Global domination of factors of a graph

TLDR: A strong relationship is demonstrated between two application areas and the ideas of global domination and factoring and it is found that a factoring of a graph can represent the parallel computation of a class of constraint problems or the routes of multicast messages in a network.

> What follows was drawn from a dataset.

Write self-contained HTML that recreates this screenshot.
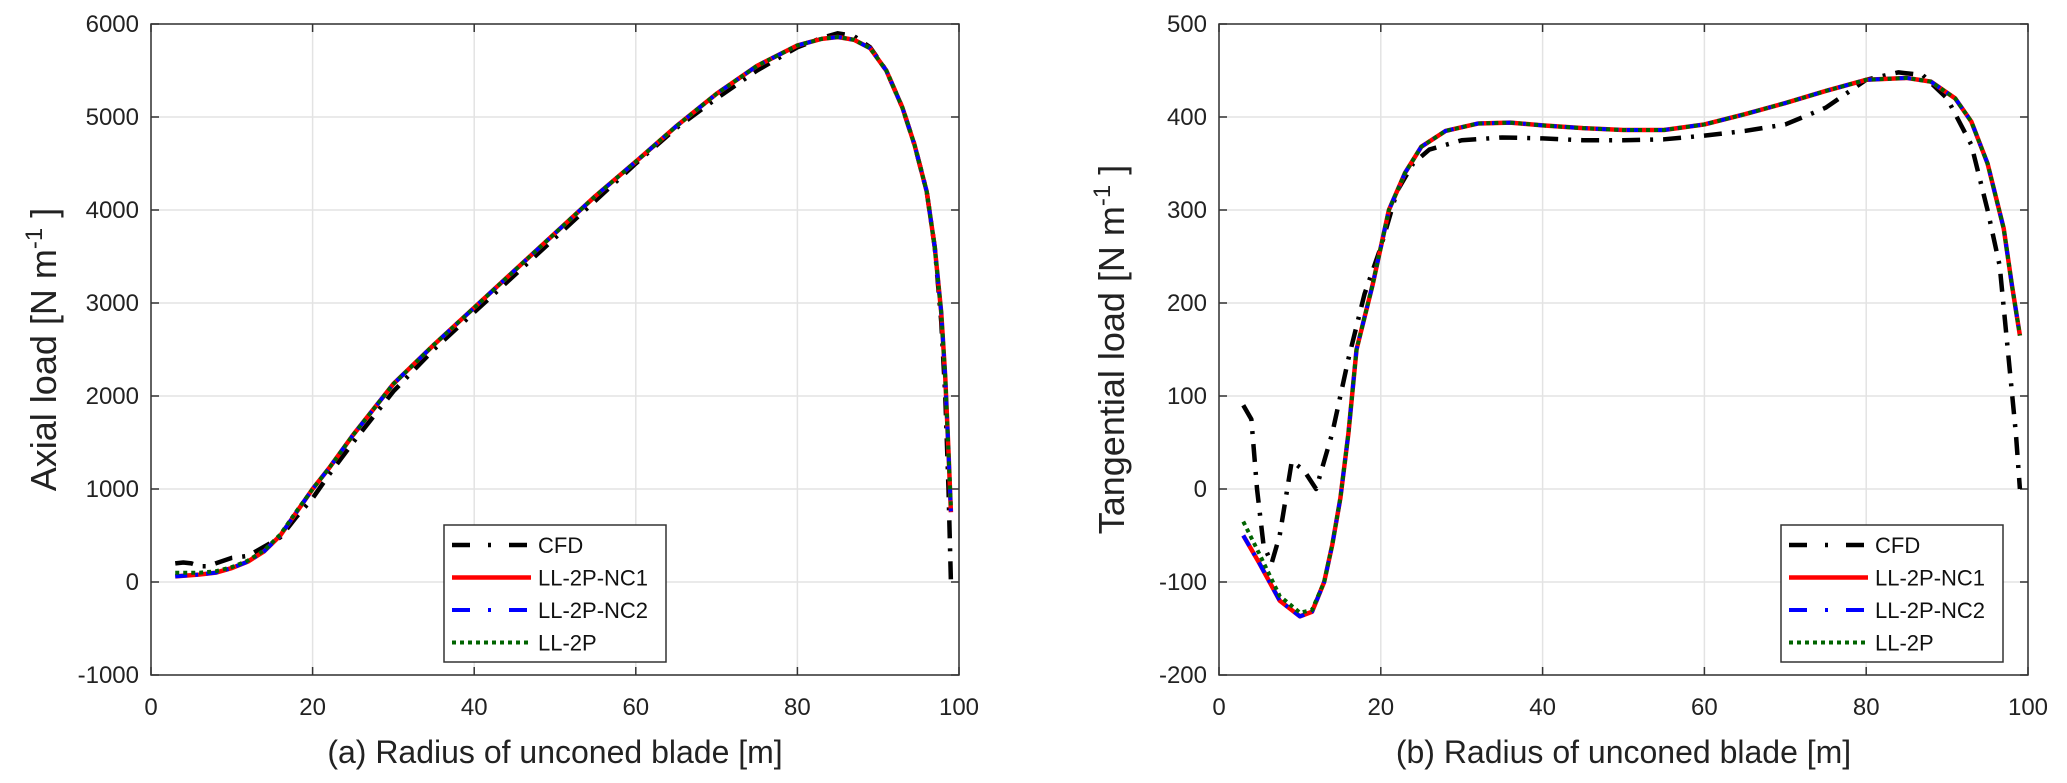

Abstract: A factoring of a graph G = (V, E) is a collection of spanning subgraphs F$\sb1$,F$\sb2,$ ..., F$\sb{\rm k}$, known as factors into which the edge set E has been partitioned. A dominating set of a graph is a set of nodes such that every node in the graph is either contained in the set or has an edge to some node in the set. Each factor F$\sb{\rm i}$ is itself a graph and so has a dominating set. This set is called a local dominating sets or LDS. An LDS of minimum size contains $\gamma\sb{\rm i}$ nodes. In addition, there is some set of nodes named a global dominating set which dominates all of the factors. If a global dominating set is of minimum size, it is called a GDS and contains $\gamma$ nodes. A central question answered by this dissertation is under what circumstances, given a set of integers $\gamma\sb1,\gamma\sb2,\...,\gamma\sb{\rm k}$, and $\gamma$, there is a graph which can be factored into k factors in such a way that a minimum LDS of F$\sb{\rm i}$ has size $\gamma\sb{\rm i},$ 1 $\le$ i $\le$ k, and a GDS has size $\gamma$. The general solution to this central question is complicated. In addition, simpler subproblems are often precisely those which are most applicable to practical problems. For these reasons, simpler solutions are found for several special cases of the general characterization problem. A strong relationship is demonstrated between two application areas and the ideas of global domination and factoring. We find that a factoring of a graph can represent the parallel computation of a class of constraint problems or the routes of multicast messages in a network. The applicability of these ideas is limited by the computational complexity of the problem of finding a GDS in a factoring. The problem is NP-Hard in general and we find that, more surprisingly, when the factors are very simple structures such as trees or even paths, the problem remains NP-Hard.